Gospel Reflection – 24th Sunday in Ordinary Time – Cycle B – Mark 8:27-35

Peter and the other disciples found it difficult to understand that Jesus must suffer a terrible death for the salvation of all. We look back to that awful, desolate moment after Jesus’s capture when he was led away and the disciples dispersed, not knowing what to do. That moment of anguish is something that we, as Christians of the 21st century, also experience. Terrible trauma brings with it a level of desolation beyond what any of us would wish upon our worst enemies. It is a desolation of not knowing, of being aware that we live inside a situation that we cannot comprehend and that causes such pain.

The moment when Peter said ‘You are the Christ’ is known as the Petrine Declaration and it is a statement of great clarity. But, clear as it is, Peter still remained to a degree ‘outside’ of the mystery of Christ. Yes, Peter himself! He could see who Jesus was, and he was bold enough to declare it, yet this did not make his understanding great enough to comprehend the mystery of suffering. After this declaration, Peter still denied knowing Jesus, and he still did not understand Jesus’s words, as we read in today’s Gospel.

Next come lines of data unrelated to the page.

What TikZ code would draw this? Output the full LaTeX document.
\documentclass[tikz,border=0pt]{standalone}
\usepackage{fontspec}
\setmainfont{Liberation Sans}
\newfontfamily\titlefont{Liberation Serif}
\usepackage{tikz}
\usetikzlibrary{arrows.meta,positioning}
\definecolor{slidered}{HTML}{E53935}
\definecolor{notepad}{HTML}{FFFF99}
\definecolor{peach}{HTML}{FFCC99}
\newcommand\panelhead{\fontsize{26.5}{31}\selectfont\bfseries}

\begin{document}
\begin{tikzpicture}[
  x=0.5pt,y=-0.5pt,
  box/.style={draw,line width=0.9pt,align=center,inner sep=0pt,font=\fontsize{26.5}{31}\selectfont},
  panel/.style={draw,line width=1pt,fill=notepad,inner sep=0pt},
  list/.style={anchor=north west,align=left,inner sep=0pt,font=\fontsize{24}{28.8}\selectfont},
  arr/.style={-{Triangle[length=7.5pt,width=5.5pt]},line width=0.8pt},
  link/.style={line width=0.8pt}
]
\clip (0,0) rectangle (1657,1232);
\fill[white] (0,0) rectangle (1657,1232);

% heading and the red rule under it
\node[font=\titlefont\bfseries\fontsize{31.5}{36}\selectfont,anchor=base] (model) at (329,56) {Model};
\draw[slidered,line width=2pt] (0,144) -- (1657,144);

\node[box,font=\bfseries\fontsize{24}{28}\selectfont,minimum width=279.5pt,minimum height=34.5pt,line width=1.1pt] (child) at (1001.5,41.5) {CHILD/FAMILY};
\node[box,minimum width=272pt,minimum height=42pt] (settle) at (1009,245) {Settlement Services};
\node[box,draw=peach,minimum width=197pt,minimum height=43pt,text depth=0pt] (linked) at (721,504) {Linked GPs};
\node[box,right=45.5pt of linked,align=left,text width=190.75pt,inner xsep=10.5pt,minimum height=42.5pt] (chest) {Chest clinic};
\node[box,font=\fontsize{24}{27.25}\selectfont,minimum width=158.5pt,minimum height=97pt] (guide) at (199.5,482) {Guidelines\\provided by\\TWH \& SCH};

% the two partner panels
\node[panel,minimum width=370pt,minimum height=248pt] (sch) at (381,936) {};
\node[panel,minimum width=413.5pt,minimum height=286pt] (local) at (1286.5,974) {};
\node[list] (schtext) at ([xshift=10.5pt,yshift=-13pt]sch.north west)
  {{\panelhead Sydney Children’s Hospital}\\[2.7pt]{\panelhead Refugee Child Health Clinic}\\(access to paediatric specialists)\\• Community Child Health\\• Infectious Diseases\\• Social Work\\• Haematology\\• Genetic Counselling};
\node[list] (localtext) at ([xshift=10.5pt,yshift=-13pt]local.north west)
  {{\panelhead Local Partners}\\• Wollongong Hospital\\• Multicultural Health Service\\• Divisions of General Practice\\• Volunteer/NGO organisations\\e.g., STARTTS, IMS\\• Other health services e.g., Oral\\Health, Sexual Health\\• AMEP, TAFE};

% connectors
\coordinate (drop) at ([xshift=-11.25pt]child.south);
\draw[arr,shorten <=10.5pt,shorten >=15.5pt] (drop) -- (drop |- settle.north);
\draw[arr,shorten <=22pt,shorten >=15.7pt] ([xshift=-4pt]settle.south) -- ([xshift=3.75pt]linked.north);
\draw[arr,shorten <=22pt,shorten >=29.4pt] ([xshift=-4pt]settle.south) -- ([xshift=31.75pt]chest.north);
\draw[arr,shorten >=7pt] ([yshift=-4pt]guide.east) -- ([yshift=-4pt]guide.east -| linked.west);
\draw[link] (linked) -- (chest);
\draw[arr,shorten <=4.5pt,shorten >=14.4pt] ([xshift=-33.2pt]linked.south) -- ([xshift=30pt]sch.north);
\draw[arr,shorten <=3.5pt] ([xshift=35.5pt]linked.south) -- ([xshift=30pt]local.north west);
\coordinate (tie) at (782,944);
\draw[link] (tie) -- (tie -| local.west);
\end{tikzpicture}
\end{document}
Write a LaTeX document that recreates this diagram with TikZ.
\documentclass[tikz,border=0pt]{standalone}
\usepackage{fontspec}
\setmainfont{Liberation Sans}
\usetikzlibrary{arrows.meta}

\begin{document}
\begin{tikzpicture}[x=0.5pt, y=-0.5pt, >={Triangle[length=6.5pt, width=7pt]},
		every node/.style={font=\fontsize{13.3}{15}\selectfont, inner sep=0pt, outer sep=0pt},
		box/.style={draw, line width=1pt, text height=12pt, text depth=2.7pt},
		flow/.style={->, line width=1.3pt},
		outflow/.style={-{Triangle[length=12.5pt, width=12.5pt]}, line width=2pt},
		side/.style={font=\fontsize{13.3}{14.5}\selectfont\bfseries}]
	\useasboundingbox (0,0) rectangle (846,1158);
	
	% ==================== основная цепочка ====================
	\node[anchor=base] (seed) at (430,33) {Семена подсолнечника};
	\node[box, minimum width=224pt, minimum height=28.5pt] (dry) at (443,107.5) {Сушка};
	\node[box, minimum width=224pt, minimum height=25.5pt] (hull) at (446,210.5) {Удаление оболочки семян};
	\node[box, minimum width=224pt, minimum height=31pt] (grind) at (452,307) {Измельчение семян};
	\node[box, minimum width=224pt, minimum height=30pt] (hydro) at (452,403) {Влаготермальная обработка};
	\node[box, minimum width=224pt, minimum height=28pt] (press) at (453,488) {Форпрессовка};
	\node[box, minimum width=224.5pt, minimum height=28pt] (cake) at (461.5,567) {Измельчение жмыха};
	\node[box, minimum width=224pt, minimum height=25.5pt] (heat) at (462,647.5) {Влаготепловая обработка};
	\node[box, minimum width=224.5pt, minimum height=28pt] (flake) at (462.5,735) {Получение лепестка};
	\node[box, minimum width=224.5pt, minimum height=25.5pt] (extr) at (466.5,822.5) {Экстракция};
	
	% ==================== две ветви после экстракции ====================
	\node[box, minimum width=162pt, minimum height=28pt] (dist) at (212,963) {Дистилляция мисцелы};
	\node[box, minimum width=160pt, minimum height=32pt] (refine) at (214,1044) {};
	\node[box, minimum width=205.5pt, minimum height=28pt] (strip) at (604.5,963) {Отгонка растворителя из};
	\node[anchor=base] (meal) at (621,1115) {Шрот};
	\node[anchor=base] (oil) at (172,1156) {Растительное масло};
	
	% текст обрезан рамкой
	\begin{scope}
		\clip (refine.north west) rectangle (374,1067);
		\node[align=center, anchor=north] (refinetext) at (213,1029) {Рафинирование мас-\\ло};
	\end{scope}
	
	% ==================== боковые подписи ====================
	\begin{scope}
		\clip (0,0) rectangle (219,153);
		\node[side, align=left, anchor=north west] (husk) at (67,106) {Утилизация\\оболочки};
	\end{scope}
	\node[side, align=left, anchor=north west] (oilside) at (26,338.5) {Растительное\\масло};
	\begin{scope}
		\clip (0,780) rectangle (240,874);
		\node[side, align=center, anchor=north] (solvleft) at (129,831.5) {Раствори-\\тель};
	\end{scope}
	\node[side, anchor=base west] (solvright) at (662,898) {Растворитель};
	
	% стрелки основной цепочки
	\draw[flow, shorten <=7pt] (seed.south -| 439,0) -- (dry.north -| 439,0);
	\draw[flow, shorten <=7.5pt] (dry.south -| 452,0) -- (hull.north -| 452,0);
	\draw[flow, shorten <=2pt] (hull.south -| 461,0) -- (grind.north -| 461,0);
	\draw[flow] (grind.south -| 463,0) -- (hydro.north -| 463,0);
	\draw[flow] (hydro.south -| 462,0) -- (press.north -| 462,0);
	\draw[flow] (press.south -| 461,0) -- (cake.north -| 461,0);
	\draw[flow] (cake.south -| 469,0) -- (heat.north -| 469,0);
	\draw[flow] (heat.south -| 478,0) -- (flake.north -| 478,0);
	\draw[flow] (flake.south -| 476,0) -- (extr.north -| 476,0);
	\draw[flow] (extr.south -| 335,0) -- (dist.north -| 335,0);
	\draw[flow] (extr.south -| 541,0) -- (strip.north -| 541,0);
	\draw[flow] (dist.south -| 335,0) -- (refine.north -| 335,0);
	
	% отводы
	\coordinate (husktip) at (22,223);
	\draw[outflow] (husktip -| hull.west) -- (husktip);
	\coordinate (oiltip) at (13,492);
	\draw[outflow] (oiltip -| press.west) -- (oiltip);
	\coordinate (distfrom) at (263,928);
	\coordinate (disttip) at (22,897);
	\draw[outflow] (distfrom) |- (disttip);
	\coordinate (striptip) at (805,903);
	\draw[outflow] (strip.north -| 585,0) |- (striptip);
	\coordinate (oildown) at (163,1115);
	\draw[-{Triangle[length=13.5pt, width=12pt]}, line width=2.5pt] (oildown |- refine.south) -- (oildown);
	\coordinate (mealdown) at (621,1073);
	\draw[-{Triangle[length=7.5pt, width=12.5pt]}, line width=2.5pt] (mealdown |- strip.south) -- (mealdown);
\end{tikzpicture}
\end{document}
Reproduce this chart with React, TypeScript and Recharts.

What we see in Peter today, far from being an attitude to discourage us, should be a great source of strength. We, too, suffer the same lack of insight, the same inability to digest the mystery of suffering. We tend to see this as a failing on our part; we tend to think that we should overcome such lack of insight. Through the Gospel we glean a most wonderful truth, and it is this: we DO NOT NEED to fully understand. Instead, we should see Jesus’s example and emulate it.

Unlike the Disciples, we know the Passion and Death of Christ, we reenact it each year and at every Mass we are invited to enter into that story for our own salvation. Peter did not have that knowledge. Not until later, when the words of Jesus came true. Yet, we are caught in our own cycles of pain and suffering, and this can be just as difficult as what Peter experienced because it effects our faith in God.

Being caught inside the mystery of suffering is painful and confusing. Sometimes, the Cross of Christ is all we have to light our way. But we may find encouragement that we are like Jesus’s disciples: we try to understand, we fall, we get up again.we are blind to the full story of redemption. We do not know what is coming our way, around the next corner of life’s journey. But we give ourselves in love, knowing that he is with us from his Cross, lighting our way. As St John Henry Newman put it: “Let me be thy blind instrument. I ask not to see. I ask not to know. I ask simply to be used.” And, in the hymn by that same saint, we hear those comforting words: “Lead kindly light, amid the circling gloom, lead thou me on… one step enough for me.”

GOSPEL

The Lord be with you.                And with your spirit
A reading from the Gospel according to Mark  (8:27-35)
Glory to you, O Lord.

Jesus and his disciples left for the villages round Caesarea Philippi. On the way he put this question to his disciples,
‘Who do people say I am?’
And they told him.
‘John the Baptist,’ they said ‘others Elijah; others again, one of the prophets.’
‘But you,’ he asked ‘who do you say I am?‘
Peter spoke up and said to him, ‘You are the Christ.‘
And he gave them strict orders not to tell anyone about him.

And he began to teach them that the Son of Man was destined to suffer grievously, to be rejected by the elders and the chief priests and the scribes, and to be put to death, and after three days to rise again; and he said all this quite openly. Then, taking him aside, Peter started to remonstrate with him. But, turning and seeing his disciples, he rebuked Peter and said to him,
‘Get behind me, Satan! Because the way you think is not God’s way but man’s.’

He called the people and his disciples to him and said,
‘If anyone wants to be a follower of mine, let him renounce himself and take up his cross and follow me.
For anyone who wants to save his life will lose it;
but anyone who loses his life for my sake, and for the sake of the gospel, will save it.’

The Gospel of the Lord.       Praise to you, Lord Jesus Christ.